Statute of the Parliament of Singapore

The Medical (Therapy, Education and Research) Act 1972 (MTERA) is an opt-in scheme enacted in 1972 by the Government of Singapore. It is designed to empower Singaporeans to donate their organs as well as any body parts upon their demise.

== Uses ==
Traditionally in Singapore, Muslims believe body desecration in life or death to be forbidden, and thus many reject organ transplant. However most Muslim authorities nowadays accept the practice if another life will be saved. In countries such as Singapore with a cosmopolitan populace that includes Muslims, the special Majlis Ugama Islam Singapura governing body is formed to look after the interests of Singapore's Muslim community over issues that includes their burial arrangements.

Organ harvesting and transplantation in Singapore being thus optional for Muslims, is generally overseen by the National Organ Transplant Unit of the Ministry of Health (Singapore).

The implementations of organ harvesting and organ transplant may vary from each approved institution.
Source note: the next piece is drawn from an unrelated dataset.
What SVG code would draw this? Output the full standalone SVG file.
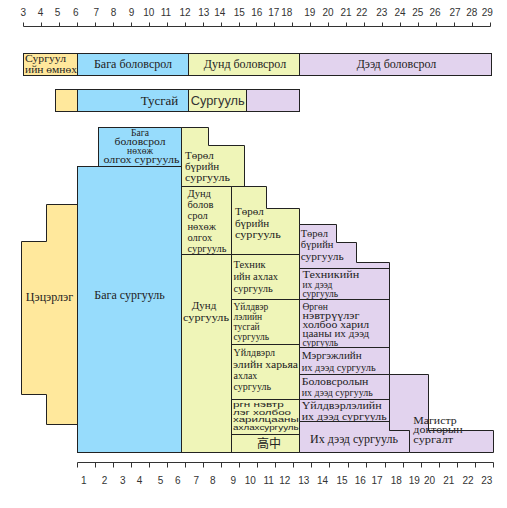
<svg xmlns="http://www.w3.org/2000/svg" width="507" height="508" viewBox="0 0 507 508">
<style>
.s{font-family:"Liberation Serif",serif;font-size:10.5px;fill:#222}
.ss{font-family:"Liberation Sans",sans-serif;fill:#222}
.n{font-family:"Liberation Sans",sans-serif;font-size:10px;fill:#333;text-anchor:middle}
.m{text-anchor:middle}
.e{text-anchor:end}
.y{fill:#FFE89C}
.b{fill:#97DCFC}
.g{fill:#EFF5B8}
.p{fill:#E2D3EE}
.box rect,.box polygon{stroke:#222;stroke-width:1}
.ax{stroke:#333;stroke-width:1;fill:none}
</style>
<rect width="507" height="508" fill="#fff"/>

<g id="top-axis">
<path class="ax" d="M23.5 26.5H490.5M23.5 22.5V26.5M41.5 22.5V26.5M59.5 22.5V26.5M77.5 22.5V26.5M95.5 22.5V26.5M113.5 22.5V26.5M131.5 22.5V26.5M149.5 22.5V26.5M167.5 22.5V26.5M185.5 22.5V26.5M203.5 22.5V26.5M221.5 22.5V26.5M239.5 22.5V26.5M256.5 22.5V26.5M274.5 22.5V26.5M292.5 22.5V26.5M310.5 22.5V26.5M328.5 22.5V26.5M346.5 22.5V26.5M364.5 22.5V26.5M382.5 22.5V26.5M400.5 22.5V26.5M418.5 22.5V26.5M436.5 22.5V26.5M454.5 22.5V26.5M472.5 22.5V26.5M490.5 22.5V26.5"/>
<text class="n" x="23.3" y="16">3</text><text class="n" x="40.5" y="16">4</text><text class="n" x="57.5" y="16">5</text><text class="n" x="75.8" y="16">6</text><text class="n" x="96.2" y="16">7</text><text class="n" x="113.5" y="16">8</text><text class="n" x="131.5" y="16">9</text><text class="n" x="148.7" y="16">10</text><text class="n" x="166" y="16">11</text><text class="n" x="185" y="16">12</text><text class="n" x="203.7" y="16">13</text><text class="n" x="219.7" y="16">14</text><text class="n" x="239.3" y="16">15</text><text class="n" x="256.7" y="16">16</text><text class="n" x="273.7" y="16">17</text><text class="n" x="286.7" y="16">18</text><text class="n" x="309.7" y="16">19</text><text class="n" x="328" y="16">20</text><text class="n" x="346" y="16">21</text><text class="n" x="361.7" y="16">22</text><text class="n" x="381.7" y="16">23</text><text class="n" x="400" y="16">24</text><text class="n" x="417.7" y="16">25</text><text class="n" x="435" y="16">26</text><text class="n" x="455" y="16">27</text><text class="n" x="471.7" y="16">28</text><text class="n" x="487.3" y="16">29</text>
</g>

<g id="level-bar" class="box">
<g id="preschool-level"><rect class="y" x="23.5" y="53.5" width="54" height="22"/>
<text class="s" style="font-size:9.5px" x="25" y="62" textLength="41" lengthAdjust="spacingAndGlyphs">Сургуул</text>
<text class="s" style="font-size:9.5px" x="25" y="72.5" textLength="52" lengthAdjust="spacingAndGlyphs">ийн өмнөх</text></g>
<g id="primary-level"><rect class="b" x="77.5" y="53.5" width="111" height="22"/>
<text class="s m" style="font-size:12px" x="133" y="68">Бага боловсрол</text></g>
<g id="secondary-level"><rect class="g" x="188.5" y="53.5" width="111" height="22"/>
<text class="s m" style="font-size:12px" x="245" y="68">Дунд боловсрол</text></g>
<g id="higher-level"><rect class="p" x="299.5" y="53.5" width="192" height="22"/>
<text class="s m" style="font-size:12px" x="396.5" y="68">Дээд боловсрол</text></g>
</g>

<g id="special-bar" class="box">
<rect class="y" x="55.5" y="89.5" width="22" height="22"/>
<rect class="b" x="77.5" y="89.5" width="111" height="22"/>
<rect class="g" x="188.5" y="89.5" width="58" height="22"/>
<rect class="p" x="246.5" y="89.5" width="53" height="22"/>
<text class="s e" style="font-size:13px" x="178.3" y="105">Тусгай</text>
<text class="ss" style="font-size:12.5px;fill:#333" x="190.7" y="105" textLength="54" lengthAdjust="spacingAndGlyphs">Сургууль</text>
</g>

<g class="box">
<g id="kindergarten"><polygon class="y" points="21.5,241.5 46.5,241.5 46.5,204.5 77.5,204.5 77.5,424.5 46.5,424.5 46.5,394.5 21.5,394.5"/>
<text class="s m" style="font-size:12px" x="49.5" y="300.5">Цэцэрлэг</text></g>

<g id="primary-remedial"><rect class="b" x="98.5" y="127.5" width="83" height="39"/>
<text class="s m" style="font-size:9.5px" x="140" y="136">Бага</text>
<text class="s m" style="font-size:9.5px" x="140" y="145" textLength="51" lengthAdjust="spacingAndGlyphs">боловсрол</text>
<text class="s m" style="font-size:9.5px" x="140" y="154">нөхөж</text>
<text class="s m" style="font-size:9.5px" x="141.5" y="163" textLength="76" lengthAdjust="spacingAndGlyphs">олгох сургууль</text></g>

<g id="primary-school"><rect class="b" x="77.5" y="166.5" width="104" height="286"/>
<text class="s m" style="font-size:12px" x="129.5" y="299">Бага сургууль</text></g>

<g id="vocational-1"><polygon class="g" points="181.5,127.5 208.5,127.5 208.5,145.5 244.5,145.5 244.5,186.5 181.5,186.5"/>
<text class="s" style="font-size:11px" x="185" y="159">Төрөл</text>
<text class="s" style="font-size:11px" x="185" y="170">бүрийн</text>
<text class="s" style="font-size:11px" x="185" y="181" textLength="45" lengthAdjust="spacingAndGlyphs">сургууль</text></g>

<g id="secondary-remedial"><rect class="g" x="181.5" y="186.5" width="50" height="68"/>
<text class="s" x="187.5" y="197">Дунд</text>
<text class="s" x="187.5" y="208">болов</text>
<text class="s" x="187.5" y="219">срол</text>
<text class="s" x="187.5" y="230">нөхөж</text>
<text class="s" x="187.5" y="241">олгох</text>
<text class="s" x="187.5" y="252" textLength="39" lengthAdjust="spacingAndGlyphs">сургууль</text></g>

<g id="secondary-school"><rect class="g" x="181.5" y="254.5" width="50" height="198"/>
<text class="s m" style="font-size:11px" x="204" y="309">Дунд</text>
<text class="s m" style="font-size:11px" x="206" y="320.5" textLength="46" lengthAdjust="spacingAndGlyphs">сургууль</text></g>

<g id="vocational-2"><polygon class="g" points="231.5,186.5 266.5,186.5 266.5,208.5 299.5,208.5 299.5,254.5 231.5,254.5"/>
<text class="s" style="font-size:11px" x="235" y="215">Төрөл</text>
<text class="s" style="font-size:11px" x="235" y="226.5">бүрийн</text>
<text class="s" style="font-size:11px" x="235" y="238" textLength="45.7" lengthAdjust="spacingAndGlyphs">сургууль</text></g>

<g id="technical-high"><rect class="g" x="231.5" y="254.5" width="68" height="45"/>
<text class="s" x="233.5" y="268">Техник</text>
<text class="s" x="233.5" y="280">ийн ахлах</text>
<text class="s" x="233.5" y="292">сургууль</text></g>

<g id="industrial-special"><rect class="g" x="231.5" y="299.5" width="68" height="45"/>
<text class="s" style="font-size:9.5px" x="233.5" y="309.5">Үйлдвэр</text>
<text class="s" style="font-size:9.5px" x="233.5" y="319.5">лэлийн</text>
<text class="s" style="font-size:9.5px" x="233.5" y="329.5">тусгай</text>
<text class="s" style="font-size:9.5px" x="233.5" y="339.5">сургууль</text></g>

<g id="industrial-high"><rect class="g" x="231.5" y="344.5" width="68" height="55"/>
<text class="s" style="font-size:10px" x="233.5" y="356">Үйлдвэрл</text>
<text class="s" style="font-size:10px" x="233" y="367.5" textLength="65" lengthAdjust="spacingAndGlyphs">элийн харьяа</text>
<text class="s" style="font-size:10px" x="233.5" y="378.5">ахлах</text>
<text class="s" style="font-size:10px" x="233.5" y="389.5">сургууль</text></g>

<g id="broadcast-high"><rect class="g" x="231.5" y="399.5" width="68" height="35"/>
<text class="ss" style="font-size:7.5px" x="233" y="407" textLength="50.7" lengthAdjust="spacingAndGlyphs">ргн нэвтр</text>
<text class="ss" style="font-size:7.5px" x="233" y="414.5" textLength="58" lengthAdjust="spacingAndGlyphs">лэг холбоо</text>
<text class="ss" style="font-size:7.5px" x="233" y="422" textLength="65.7" lengthAdjust="spacingAndGlyphs">харилцааны</text>
<text class="ss" style="font-size:7.5px" x="233" y="429.5" textLength="65.7" lengthAdjust="spacingAndGlyphs">ахлахсургууль</text></g>

<g id="gaozhong"><rect class="g" x="231.5" y="434.5" width="68" height="18"/>
<text class="ss m" style="font-family:'Noto Sans CJK SC','Noto Sans CJK JP',sans-serif;font-size:12px" x="269" y="447.5">高中</text></g>

<g id="vocational-3"><polygon class="p" points="299.5,224.5 336.5,224.5 336.5,242.5 356.5,242.5 356.5,262.5 389.5,262.5 389.5,268.5 299.5,268.5"/>
<text class="s" x="300.7" y="237">Төрөл</text>
<text class="s" x="300.7" y="248">бүрийн</text>
<text class="s" x="300.7" y="259.5" textLength="43" lengthAdjust="spacingAndGlyphs">сургууль</text></g>

<g id="technical-univ"><rect class="p" x="299.5" y="268.5" width="90" height="31"/>
<text class="s" style="font-size:9.5px" x="302.5" y="278" textLength="56.7" lengthAdjust="spacingAndGlyphs">Техникийн</text>
<text class="s" style="font-size:9.5px" x="302.5" y="287.5">их дээд</text>
<text class="s" style="font-size:9.5px" x="302.5" y="297">сургууль</text></g>

<g id="broadcast-univ"><rect class="p" x="299.5" y="299.5" width="90" height="48"/>
<text class="s" style="font-size:9.5px" x="302.5" y="309.5">Өргөн</text>
<text class="s" style="font-size:9.5px" x="302.5" y="318.5" textLength="57" lengthAdjust="spacingAndGlyphs">нэвтрүүлэг</text>
<text class="s" style="font-size:9.5px" x="302.5" y="327.5" textLength="66.7" lengthAdjust="spacingAndGlyphs">холбоо харил</text>
<text class="s" style="font-size:9.5px" x="302.5" y="336.5" textLength="66.7" lengthAdjust="spacingAndGlyphs">цааны их дээд</text>
<text class="s" style="font-size:9.5px" x="302.5" y="345.5">сургууль</text></g>

<g id="professional-univ"><rect class="p" x="299.5" y="347.5" width="90" height="27"/>
<text class="s" x="301.7" y="359" textLength="60" lengthAdjust="spacingAndGlyphs">Мэргэжлийн</text>
<text class="s" x="301.7" y="371" textLength="74" lengthAdjust="spacingAndGlyphs">их дээд сургууль</text></g>

<g id="education-univ"><rect class="p" x="299.5" y="374.5" width="90" height="25"/>
<text class="s" style="font-size:10px" x="301.7" y="384.5" textLength="66.7" lengthAdjust="spacingAndGlyphs">Боловсролын</text>
<text class="s" style="font-size:10px" x="301.7" y="396" textLength="71" lengthAdjust="spacingAndGlyphs">их дээд сургууль</text></g>

<g id="industrial-univ"><rect class="p" x="299.5" y="399.5" width="90" height="22"/>
<text class="s" style="font-size:9.5px" x="301.7" y="408.5" textLength="80" lengthAdjust="spacingAndGlyphs">Үйлдвэрлэлийн</text>
<text class="s" style="font-size:9.5px" x="301.7" y="419.5" textLength="85" lengthAdjust="spacingAndGlyphs">их дээд сургууль</text></g>

<g id="university"><polygon class="p" points="299.5,421.5 389.5,421.5 389.5,430.5 409.5,430.5 409.5,452.5 299.5,452.5"/>
<text class="s" style="font-size:12.5px" x="310" y="442.5" textLength="88" lengthAdjust="spacingAndGlyphs">Их дээд сургууль</text></g>

<g id="graduate"><polygon class="p" points="389.5,374.5 428.5,374.5 428.5,430.5 493.5,430.5 493.5,452.5 409.5,452.5 409.5,430.5 389.5,430.5"/>
<text class="s" style="font-size:9.5px" x="413.3" y="424" textLength="43.3" lengthAdjust="spacingAndGlyphs">Магистр</text>
<text class="s" style="font-size:9.5px" x="413.3" y="433" textLength="49.3" lengthAdjust="spacingAndGlyphs">докторын</text>
<text class="s" style="font-size:9.5px" x="413.3" y="442.5" textLength="40" lengthAdjust="spacingAndGlyphs">сургалт</text></g>
</g>

<g id="connectors"/>

<g id="bottom-axis">
<path class="ax" d="M77.5 462.5H493.5M77.5 462.5V467.5M95.5 462.5V467.5M113.5 462.5V467.5M131.5 462.5V467.5M149.5 462.5V467.5M167.5 462.5V467.5M185.5 462.5V467.5M203.5 462.5V467.5M221.5 462.5V467.5M239.5 462.5V467.5M257.5 462.5V467.5M275.5 462.5V467.5M293.5 462.5V467.5M311.5 462.5V467.5M329.5 462.5V467.5M348.5 462.5V467.5M366.5 462.5V467.5M385.5 462.5V467.5M403.5 462.5V467.5M421.5 462.5V467.5M439.5 462.5V467.5M457.5 462.5V467.5M475.5 462.5V467.5M493.5 462.5V467.5"/>
<text class="n" x="83.7" y="483.5">1</text><text class="n" x="104.5" y="483.5">2</text><text class="n" x="122.8" y="483.5">3</text><text class="n" x="139.5" y="483.5">4</text><text class="n" x="160.5" y="483.5">5</text><text class="n" x="177.8" y="483.5">6</text><text class="n" x="196.2" y="483.5">7</text><text class="n" x="212.8" y="483.5">8</text><text class="n" x="233.3" y="483.5">9</text><text class="n" x="250.3" y="483.5">10</text><text class="n" x="268.7" y="483.5">11</text><text class="n" x="284.7" y="483.5">12</text><text class="n" x="303.7" y="483.5">13</text><text class="n" x="322.5" y="483.5">14</text><text class="n" x="342" y="483.5">15</text><text class="n" x="360.3" y="483.5">16</text><text class="n" x="377" y="483.5">17</text><text class="n" x="396.2" y="483.5">18</text><text class="n" x="414.3" y="483.5">19</text><text class="n" x="429.5" y="483.5">20</text><text class="n" x="448.7" y="483.5">21</text><text class="n" x="468" y="483.5">22</text><text class="n" x="486.7" y="483.5">23</text>
</g>
</svg>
As an example, the Singapore General Hospital Skin Bank may harvest skin from the dead donor within 15 hours of death. 0.025 cm to 0.046 cm of the outer layer of the skin – mostly from the hidden areas of the body, such as the back and thighs – is harvested using a special instrument called the dermatome, so that the donor may still have an open casket funeral.
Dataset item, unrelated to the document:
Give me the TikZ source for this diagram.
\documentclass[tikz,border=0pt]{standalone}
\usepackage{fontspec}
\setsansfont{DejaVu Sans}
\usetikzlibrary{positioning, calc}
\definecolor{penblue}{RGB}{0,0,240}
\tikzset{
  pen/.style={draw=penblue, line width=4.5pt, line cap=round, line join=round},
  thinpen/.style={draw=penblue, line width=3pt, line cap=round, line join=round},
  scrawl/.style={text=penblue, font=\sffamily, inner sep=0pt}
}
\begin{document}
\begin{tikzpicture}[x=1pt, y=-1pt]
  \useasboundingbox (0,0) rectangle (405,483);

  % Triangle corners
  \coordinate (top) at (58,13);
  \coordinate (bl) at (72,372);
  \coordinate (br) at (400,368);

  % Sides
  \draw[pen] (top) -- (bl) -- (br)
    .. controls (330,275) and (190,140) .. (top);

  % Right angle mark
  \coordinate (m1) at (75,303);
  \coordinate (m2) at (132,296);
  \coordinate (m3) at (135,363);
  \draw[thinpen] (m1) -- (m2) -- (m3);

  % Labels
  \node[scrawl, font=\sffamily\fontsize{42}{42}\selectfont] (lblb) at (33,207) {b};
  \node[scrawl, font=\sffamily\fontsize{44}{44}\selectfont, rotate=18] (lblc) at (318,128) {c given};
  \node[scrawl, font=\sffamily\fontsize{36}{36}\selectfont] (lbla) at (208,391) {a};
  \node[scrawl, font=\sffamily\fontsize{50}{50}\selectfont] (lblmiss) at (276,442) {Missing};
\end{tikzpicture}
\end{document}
Implementations of organ transplant such as the heart transplant programme by National Heart Centre Singapore (NHCS) may usually be enabled by the Human Organ Transplant Act (HOTA), such as the case of Wong Wing Chun who died at the age of 49. His liver, kidney, corneas were donated by his wife Lim Yoke Pay, who also donated his skin and iliac arteries as well.

The Live On social awareness movement is also formed to educate Singaporeans on organ donation.